Records with drawing code
— Start —

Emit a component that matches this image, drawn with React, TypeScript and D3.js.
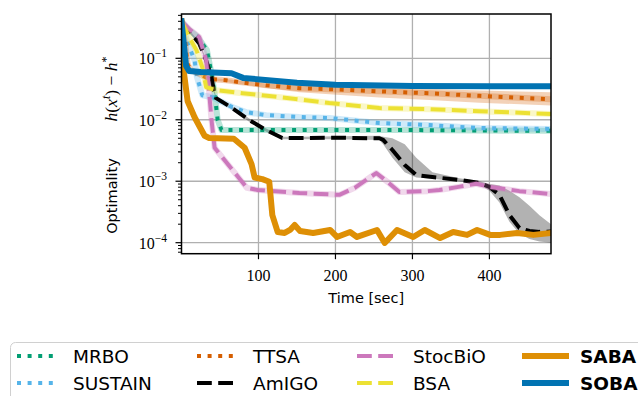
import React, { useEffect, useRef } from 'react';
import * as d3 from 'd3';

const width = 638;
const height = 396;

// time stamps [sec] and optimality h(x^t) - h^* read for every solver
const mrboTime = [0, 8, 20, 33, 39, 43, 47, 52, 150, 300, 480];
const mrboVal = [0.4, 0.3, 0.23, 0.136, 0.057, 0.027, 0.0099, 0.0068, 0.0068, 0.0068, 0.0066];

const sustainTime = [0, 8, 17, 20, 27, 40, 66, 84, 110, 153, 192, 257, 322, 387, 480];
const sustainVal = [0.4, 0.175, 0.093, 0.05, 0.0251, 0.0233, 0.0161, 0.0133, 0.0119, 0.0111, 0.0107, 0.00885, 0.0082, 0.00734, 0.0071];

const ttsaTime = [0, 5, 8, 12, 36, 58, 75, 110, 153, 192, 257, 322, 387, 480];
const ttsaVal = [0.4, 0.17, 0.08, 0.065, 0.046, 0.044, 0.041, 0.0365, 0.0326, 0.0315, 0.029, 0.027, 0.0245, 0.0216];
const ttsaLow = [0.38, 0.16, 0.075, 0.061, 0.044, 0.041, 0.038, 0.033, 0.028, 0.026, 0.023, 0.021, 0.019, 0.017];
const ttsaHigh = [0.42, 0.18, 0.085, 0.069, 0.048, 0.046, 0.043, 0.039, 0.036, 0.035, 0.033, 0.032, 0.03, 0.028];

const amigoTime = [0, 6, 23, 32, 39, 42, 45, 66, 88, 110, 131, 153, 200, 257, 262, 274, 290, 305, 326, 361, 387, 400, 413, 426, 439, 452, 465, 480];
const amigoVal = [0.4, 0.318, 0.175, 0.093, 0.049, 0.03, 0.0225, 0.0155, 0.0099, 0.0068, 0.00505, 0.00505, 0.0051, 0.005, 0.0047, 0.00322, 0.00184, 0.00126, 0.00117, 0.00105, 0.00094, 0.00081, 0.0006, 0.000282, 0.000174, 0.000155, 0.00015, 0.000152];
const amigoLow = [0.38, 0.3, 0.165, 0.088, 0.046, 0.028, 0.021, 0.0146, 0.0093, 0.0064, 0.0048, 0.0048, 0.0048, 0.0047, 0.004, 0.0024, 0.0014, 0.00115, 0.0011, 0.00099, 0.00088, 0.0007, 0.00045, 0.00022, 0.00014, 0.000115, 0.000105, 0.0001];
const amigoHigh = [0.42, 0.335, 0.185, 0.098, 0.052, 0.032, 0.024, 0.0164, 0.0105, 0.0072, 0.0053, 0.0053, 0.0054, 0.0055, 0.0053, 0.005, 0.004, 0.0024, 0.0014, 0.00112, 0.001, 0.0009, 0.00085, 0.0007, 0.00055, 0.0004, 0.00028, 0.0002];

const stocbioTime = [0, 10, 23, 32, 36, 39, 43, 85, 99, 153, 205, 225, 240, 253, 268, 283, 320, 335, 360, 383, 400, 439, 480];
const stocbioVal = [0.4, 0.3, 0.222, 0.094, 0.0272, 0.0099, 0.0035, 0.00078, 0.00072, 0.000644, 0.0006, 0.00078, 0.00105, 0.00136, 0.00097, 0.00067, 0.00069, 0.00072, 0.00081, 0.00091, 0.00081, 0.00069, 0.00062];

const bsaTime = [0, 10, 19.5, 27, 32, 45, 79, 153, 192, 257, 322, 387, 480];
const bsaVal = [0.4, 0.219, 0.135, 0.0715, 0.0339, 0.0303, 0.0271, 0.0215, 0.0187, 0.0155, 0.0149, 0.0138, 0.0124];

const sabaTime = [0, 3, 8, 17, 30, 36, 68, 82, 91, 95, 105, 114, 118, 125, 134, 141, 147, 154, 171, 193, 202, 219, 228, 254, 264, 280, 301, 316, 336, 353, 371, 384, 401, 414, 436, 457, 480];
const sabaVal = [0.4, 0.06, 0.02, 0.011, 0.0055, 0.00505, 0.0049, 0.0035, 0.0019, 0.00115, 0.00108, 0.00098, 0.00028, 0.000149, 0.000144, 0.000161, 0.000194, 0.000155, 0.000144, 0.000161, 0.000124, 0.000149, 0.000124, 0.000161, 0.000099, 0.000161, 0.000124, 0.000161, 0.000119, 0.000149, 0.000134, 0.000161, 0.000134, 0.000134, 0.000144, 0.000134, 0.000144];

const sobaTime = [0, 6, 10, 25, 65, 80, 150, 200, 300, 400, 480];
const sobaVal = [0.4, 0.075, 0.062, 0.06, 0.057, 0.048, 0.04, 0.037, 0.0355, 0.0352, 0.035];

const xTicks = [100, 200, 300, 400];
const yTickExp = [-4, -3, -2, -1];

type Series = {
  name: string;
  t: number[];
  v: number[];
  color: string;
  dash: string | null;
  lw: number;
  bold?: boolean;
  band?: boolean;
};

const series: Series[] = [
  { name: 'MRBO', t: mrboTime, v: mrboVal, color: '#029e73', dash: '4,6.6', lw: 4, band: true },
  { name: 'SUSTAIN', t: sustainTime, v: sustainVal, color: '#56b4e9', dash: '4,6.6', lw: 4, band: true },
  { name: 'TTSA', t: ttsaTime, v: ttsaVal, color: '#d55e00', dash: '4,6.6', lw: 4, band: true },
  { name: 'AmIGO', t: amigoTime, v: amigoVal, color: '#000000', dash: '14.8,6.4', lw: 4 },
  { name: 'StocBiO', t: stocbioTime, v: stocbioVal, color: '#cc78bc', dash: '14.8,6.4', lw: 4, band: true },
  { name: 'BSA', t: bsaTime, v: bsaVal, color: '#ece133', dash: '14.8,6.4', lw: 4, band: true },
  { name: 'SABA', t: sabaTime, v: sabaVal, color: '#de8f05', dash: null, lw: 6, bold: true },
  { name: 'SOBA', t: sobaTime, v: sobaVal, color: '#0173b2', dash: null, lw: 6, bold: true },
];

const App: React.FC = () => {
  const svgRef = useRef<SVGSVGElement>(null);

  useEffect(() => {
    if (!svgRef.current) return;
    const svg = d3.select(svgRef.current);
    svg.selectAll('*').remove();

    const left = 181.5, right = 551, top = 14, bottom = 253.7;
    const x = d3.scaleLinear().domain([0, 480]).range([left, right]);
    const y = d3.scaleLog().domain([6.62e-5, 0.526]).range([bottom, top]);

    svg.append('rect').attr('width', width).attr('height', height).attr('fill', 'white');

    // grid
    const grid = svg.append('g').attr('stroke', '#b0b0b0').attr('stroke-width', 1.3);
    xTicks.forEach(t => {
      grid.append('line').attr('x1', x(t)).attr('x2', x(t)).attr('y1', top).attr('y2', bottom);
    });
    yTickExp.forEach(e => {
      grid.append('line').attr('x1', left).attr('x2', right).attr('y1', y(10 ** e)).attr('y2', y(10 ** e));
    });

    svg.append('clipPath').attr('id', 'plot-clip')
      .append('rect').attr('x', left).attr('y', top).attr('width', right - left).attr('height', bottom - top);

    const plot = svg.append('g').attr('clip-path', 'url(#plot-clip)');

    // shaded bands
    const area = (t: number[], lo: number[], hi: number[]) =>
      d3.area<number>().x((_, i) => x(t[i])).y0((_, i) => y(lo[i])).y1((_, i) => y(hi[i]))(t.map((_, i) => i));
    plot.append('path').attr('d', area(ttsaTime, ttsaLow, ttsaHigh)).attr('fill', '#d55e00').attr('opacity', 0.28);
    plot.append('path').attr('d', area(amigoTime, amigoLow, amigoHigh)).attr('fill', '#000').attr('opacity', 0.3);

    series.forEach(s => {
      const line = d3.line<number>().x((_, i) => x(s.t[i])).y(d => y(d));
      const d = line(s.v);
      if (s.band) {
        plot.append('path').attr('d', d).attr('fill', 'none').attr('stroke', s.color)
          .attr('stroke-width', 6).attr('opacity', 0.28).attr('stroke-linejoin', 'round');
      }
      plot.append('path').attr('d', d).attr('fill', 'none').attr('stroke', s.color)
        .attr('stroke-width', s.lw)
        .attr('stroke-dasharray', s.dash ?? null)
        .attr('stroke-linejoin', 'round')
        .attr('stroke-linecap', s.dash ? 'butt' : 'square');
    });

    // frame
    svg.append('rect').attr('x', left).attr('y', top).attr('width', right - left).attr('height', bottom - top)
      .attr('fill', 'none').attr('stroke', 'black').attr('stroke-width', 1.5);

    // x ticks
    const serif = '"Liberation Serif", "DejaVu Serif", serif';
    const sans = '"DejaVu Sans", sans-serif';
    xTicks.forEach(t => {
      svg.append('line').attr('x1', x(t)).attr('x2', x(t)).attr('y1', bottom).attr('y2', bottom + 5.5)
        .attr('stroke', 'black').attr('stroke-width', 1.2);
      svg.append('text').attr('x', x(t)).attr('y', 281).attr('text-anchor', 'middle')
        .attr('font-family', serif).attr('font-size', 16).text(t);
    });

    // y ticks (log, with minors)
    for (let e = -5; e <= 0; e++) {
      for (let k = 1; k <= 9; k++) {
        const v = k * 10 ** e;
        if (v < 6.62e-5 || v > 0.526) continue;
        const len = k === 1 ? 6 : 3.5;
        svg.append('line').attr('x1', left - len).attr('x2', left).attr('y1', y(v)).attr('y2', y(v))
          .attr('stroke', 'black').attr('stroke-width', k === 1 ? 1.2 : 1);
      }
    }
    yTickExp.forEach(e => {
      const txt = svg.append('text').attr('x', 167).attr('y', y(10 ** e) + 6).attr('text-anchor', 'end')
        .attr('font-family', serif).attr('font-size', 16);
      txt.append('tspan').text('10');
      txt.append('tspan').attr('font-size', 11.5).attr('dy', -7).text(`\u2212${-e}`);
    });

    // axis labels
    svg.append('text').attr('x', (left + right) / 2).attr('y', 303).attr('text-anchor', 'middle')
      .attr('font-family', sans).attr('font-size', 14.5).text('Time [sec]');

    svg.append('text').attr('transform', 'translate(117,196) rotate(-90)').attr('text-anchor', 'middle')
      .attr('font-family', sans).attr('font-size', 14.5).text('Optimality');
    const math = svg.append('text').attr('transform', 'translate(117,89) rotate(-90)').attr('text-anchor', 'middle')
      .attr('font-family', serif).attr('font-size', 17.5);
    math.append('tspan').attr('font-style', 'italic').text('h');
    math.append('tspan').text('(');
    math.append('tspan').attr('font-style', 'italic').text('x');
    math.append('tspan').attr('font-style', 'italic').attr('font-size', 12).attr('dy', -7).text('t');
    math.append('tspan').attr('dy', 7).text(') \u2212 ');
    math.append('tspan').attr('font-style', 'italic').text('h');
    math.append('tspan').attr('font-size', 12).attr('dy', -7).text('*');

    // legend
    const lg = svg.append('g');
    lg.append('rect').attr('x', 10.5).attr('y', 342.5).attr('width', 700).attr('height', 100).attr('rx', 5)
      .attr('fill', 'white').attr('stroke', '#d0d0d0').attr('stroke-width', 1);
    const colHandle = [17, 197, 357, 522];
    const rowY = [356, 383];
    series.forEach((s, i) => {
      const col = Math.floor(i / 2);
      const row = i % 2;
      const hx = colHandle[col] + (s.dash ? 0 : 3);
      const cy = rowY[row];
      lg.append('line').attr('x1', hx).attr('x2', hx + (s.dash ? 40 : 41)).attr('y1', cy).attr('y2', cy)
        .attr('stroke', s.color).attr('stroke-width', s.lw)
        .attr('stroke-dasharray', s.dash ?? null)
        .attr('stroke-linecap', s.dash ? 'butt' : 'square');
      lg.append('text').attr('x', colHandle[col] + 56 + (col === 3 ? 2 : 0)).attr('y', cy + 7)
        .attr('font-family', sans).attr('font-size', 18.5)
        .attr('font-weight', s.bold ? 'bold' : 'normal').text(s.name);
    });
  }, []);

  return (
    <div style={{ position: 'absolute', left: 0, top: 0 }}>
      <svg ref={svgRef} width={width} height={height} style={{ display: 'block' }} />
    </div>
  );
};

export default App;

— End —
— Start —

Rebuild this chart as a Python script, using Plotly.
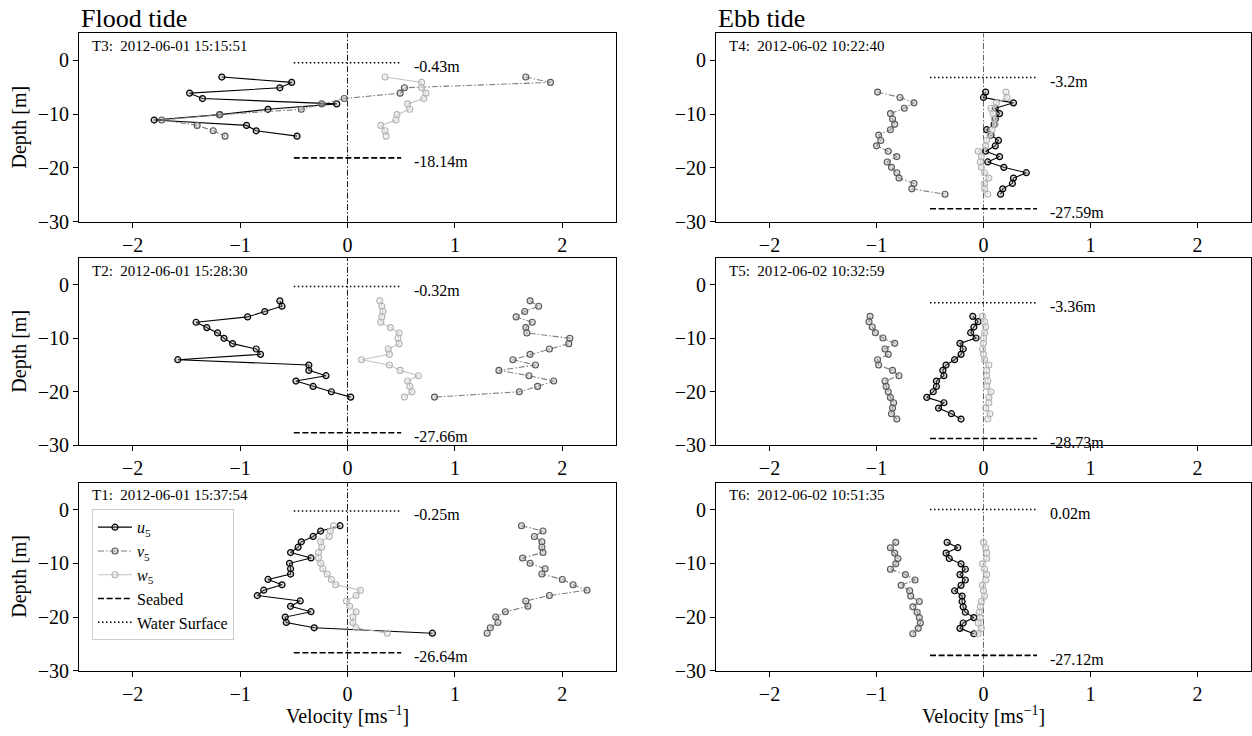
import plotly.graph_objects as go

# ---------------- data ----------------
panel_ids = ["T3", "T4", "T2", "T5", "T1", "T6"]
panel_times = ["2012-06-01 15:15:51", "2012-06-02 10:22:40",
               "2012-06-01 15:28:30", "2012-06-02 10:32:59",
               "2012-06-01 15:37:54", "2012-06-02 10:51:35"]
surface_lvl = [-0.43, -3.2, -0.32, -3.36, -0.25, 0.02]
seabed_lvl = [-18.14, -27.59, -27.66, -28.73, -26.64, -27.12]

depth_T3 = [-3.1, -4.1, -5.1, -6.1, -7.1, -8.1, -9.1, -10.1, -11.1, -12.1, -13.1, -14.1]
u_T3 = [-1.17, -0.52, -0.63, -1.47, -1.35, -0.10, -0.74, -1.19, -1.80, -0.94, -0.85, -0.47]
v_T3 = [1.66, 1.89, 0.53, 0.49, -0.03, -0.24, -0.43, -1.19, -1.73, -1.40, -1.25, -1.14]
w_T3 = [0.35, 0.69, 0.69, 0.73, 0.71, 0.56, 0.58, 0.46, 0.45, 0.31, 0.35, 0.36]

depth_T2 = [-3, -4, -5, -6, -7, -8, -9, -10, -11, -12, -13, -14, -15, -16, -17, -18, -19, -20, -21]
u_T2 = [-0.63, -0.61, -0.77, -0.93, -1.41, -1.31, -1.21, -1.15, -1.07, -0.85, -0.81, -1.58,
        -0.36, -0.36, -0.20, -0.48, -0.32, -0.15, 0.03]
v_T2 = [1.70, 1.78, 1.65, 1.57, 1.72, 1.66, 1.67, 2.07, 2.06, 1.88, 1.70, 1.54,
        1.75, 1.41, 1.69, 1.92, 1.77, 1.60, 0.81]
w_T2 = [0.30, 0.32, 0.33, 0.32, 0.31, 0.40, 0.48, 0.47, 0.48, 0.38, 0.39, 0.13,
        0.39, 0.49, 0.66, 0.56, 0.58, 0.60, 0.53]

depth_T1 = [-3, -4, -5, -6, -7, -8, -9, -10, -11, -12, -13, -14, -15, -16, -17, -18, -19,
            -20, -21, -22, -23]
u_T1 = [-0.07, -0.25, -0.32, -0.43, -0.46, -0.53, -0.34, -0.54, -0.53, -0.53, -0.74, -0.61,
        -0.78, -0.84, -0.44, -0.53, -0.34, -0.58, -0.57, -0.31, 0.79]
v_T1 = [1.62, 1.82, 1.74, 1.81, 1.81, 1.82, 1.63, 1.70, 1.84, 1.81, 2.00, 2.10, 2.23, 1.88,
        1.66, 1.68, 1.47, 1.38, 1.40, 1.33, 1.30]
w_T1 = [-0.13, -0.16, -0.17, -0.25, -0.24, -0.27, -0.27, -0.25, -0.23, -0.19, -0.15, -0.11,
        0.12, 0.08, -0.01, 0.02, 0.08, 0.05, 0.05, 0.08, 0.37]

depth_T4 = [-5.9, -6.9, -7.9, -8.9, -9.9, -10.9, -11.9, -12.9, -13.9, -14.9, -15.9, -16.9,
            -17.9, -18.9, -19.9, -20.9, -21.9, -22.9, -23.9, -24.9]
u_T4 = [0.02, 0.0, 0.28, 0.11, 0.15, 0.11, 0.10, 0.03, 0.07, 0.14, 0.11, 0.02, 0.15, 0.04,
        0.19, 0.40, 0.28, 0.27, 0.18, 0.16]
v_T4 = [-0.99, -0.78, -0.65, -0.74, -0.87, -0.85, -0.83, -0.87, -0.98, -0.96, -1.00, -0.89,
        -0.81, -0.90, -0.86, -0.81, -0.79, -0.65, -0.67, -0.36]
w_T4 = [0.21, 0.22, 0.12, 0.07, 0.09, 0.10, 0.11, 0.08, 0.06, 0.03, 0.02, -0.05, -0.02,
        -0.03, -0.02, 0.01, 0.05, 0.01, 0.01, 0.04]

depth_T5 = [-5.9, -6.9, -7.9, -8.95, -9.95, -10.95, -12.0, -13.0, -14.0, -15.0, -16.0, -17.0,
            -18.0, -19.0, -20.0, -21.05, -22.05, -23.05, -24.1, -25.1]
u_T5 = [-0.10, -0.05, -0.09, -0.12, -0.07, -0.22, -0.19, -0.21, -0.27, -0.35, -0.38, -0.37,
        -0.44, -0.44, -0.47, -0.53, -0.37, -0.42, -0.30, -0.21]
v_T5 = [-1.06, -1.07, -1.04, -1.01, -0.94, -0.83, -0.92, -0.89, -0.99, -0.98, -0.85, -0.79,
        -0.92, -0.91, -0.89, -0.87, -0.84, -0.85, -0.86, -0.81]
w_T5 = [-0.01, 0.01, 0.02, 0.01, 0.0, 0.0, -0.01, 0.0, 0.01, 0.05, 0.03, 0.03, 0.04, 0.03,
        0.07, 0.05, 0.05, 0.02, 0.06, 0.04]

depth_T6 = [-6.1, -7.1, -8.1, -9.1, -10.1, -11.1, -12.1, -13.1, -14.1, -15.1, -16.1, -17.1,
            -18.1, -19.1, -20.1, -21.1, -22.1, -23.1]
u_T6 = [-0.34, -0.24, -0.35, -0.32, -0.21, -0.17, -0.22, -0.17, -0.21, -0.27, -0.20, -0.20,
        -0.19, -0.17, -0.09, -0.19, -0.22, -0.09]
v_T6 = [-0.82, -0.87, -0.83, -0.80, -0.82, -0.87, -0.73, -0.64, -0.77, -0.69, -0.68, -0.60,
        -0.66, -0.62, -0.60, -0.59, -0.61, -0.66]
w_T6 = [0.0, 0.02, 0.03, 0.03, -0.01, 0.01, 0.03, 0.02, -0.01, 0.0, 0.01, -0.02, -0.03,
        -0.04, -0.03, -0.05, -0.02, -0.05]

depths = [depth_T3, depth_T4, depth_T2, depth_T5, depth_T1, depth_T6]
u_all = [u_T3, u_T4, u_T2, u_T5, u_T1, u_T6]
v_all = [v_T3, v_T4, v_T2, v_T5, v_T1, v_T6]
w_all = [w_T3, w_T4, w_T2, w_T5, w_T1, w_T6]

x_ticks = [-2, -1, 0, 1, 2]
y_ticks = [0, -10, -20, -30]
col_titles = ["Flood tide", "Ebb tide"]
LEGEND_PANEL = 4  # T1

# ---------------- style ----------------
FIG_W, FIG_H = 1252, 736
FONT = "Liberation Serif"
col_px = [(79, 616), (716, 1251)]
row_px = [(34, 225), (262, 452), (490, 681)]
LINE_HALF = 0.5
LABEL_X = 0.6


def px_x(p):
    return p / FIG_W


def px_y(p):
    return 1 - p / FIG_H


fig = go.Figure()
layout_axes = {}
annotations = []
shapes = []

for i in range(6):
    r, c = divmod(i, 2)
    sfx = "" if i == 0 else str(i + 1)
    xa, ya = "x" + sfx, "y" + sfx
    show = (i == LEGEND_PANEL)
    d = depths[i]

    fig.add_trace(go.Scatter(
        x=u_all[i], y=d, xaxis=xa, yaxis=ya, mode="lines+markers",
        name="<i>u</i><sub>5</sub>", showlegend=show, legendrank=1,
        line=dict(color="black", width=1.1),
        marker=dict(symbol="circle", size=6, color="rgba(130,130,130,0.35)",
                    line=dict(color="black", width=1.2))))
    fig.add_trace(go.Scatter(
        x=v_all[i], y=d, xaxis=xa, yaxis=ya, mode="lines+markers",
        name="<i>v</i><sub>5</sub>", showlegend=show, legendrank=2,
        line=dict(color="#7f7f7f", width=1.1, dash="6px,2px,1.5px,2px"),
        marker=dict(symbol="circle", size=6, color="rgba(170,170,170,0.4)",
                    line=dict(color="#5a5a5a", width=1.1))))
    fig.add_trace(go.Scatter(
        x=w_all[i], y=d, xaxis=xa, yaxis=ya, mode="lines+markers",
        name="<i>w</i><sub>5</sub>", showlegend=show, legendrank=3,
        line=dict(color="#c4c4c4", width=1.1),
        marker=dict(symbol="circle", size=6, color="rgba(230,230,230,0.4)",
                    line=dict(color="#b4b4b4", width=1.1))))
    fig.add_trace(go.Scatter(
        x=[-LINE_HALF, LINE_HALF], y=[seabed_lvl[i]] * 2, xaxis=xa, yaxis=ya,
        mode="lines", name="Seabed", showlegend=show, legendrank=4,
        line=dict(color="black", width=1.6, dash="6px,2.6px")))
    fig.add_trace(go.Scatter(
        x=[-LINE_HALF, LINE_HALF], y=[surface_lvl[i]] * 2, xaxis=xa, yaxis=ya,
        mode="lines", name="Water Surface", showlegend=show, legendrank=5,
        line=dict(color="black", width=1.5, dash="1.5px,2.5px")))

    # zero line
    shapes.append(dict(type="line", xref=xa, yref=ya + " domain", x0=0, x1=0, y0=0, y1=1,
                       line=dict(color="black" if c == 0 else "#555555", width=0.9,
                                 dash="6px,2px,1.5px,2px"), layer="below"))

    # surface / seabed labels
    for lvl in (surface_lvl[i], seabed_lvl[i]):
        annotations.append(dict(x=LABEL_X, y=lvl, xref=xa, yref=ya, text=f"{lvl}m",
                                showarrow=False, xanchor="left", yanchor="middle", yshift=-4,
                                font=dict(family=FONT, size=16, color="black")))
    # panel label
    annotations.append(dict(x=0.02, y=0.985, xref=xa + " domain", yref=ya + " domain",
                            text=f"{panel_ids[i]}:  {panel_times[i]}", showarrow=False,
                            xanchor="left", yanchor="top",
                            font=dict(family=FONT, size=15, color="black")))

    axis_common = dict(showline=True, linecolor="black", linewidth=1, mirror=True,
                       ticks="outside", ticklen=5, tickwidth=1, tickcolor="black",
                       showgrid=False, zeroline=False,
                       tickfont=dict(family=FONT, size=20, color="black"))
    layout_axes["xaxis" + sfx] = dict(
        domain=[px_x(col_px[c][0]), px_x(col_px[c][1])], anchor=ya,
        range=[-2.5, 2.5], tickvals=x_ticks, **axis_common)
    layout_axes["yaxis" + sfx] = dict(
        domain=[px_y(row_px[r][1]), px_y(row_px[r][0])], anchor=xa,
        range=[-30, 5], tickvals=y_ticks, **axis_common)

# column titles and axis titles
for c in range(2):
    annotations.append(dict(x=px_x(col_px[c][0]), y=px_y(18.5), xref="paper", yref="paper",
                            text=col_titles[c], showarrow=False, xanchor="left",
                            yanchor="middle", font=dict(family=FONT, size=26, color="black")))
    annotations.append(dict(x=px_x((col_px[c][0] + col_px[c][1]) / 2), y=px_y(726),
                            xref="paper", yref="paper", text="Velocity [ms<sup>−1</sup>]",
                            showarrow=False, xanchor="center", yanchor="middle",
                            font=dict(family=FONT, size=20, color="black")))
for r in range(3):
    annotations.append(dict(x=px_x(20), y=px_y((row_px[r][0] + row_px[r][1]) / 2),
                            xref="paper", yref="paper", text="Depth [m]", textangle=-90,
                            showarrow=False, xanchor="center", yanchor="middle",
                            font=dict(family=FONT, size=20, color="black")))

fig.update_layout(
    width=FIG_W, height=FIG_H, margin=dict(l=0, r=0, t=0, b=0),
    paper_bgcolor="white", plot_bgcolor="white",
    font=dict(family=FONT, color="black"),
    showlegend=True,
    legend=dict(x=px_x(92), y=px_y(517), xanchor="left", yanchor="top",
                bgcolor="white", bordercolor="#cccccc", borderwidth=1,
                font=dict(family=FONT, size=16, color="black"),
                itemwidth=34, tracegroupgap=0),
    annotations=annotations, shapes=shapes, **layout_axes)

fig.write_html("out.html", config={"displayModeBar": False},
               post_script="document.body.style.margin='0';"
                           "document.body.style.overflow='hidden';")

— End —

* [Set task]:
Copy, exactly as they stand, the lines from the one that holds "Emit a component" to the one that holds "0.0004, 0.00028, 0.0002];", both included, and drop every picture.

* [Answer for the task]:
Emit a component that matches this image, drawn with React, TypeScript and D3.js.
import React, { useEffect, useRef } from 'react';
import * as d3 from 'd3';

const width = 638;
const height = 396;

// time stamps [sec] and optimality h(x^t) - h^* read for every solver
const mrboTime = [0, 8, 20, 33, 39, 43, 47, 52, 150, 300, 480];
const mrboVal = [0.4, 0.3, 0.23, 0.136, 0.057, 0.027, 0.0099, 0.0068, 0.0068, 0.0068, 0.0066];

const sustainTime = [0, 8, 17, 20, 27, 40, 66, 84, 110, 153, 192, 257, 322, 387, 480];
const sustainVal = [0.4, 0.175, 0.093, 0.05, 0.0251, 0.0233, 0.0161, 0.0133, 0.0119, 0.0111, 0.0107, 0.00885, 0.0082, 0.00734, 0.0071];

const ttsaTime = [0, 5, 8, 12, 36, 58, 75, 110, 153, 192, 257, 322, 387, 480];
const ttsaVal = [0.4, 0.17, 0.08, 0.065, 0.046, 0.044, 0.041, 0.0365, 0.0326, 0.0315, 0.029, 0.027, 0.0245, 0.0216];
const ttsaLow = [0.38, 0.16, 0.075, 0.061, 0.044, 0.041, 0.038, 0.033, 0.028, 0.026, 0.023, 0.021, 0.019, 0.017];
const ttsaHigh = [0.42, 0.18, 0.085, 0.069, 0.048, 0.046, 0.043, 0.039, 0.036, 0.035, 0.033, 0.032, 0.03, 0.028];

const amigoTime = [0, 6, 23, 32, 39, 42, 45, 66, 88, 110, 131, 153, 200, 257, 262, 274, 290, 305, 326, 361, 387, 400, 413, 426, 439, 452, 465, 480];
const amigoVal = [0.4, 0.318, 0.175, 0.093, 0.049, 0.03, 0.0225, 0.0155, 0.0099, 0.0068, 0.00505, 0.00505, 0.0051, 0.005, 0.0047, 0.00322, 0.00184, 0.00126, 0.00117, 0.00105, 0.00094, 0.00081, 0.0006, 0.000282, 0.000174, 0.000155, 0.00015, 0.000152];
const amigoLow = [0.38, 0.3, 0.165, 0.088, 0.046, 0.028, 0.021, 0.0146, 0.0093, 0.0064, 0.0048, 0.0048, 0.0048, 0.0047, 0.004, 0.0024, 0.0014, 0.00115, 0.0011, 0.00099, 0.00088, 0.0007, 0.00045, 0.00022, 0.00014, 0.000115, 0.000105, 0.0001];
const amigoHigh = [0.42, 0.335, 0.185, 0.098, 0.052, 0.032, 0.024, 0.0164, 0.0105, 0.0072, 0.0053, 0.0053, 0.0054, 0.0055, 0.0053, 0.005, 0.004, 0.0024, 0.0014, 0.00112, 0.001, 0.0009, 0.00085, 0.0007, 0.00055, 0.0004, 0.00028, 0.0002];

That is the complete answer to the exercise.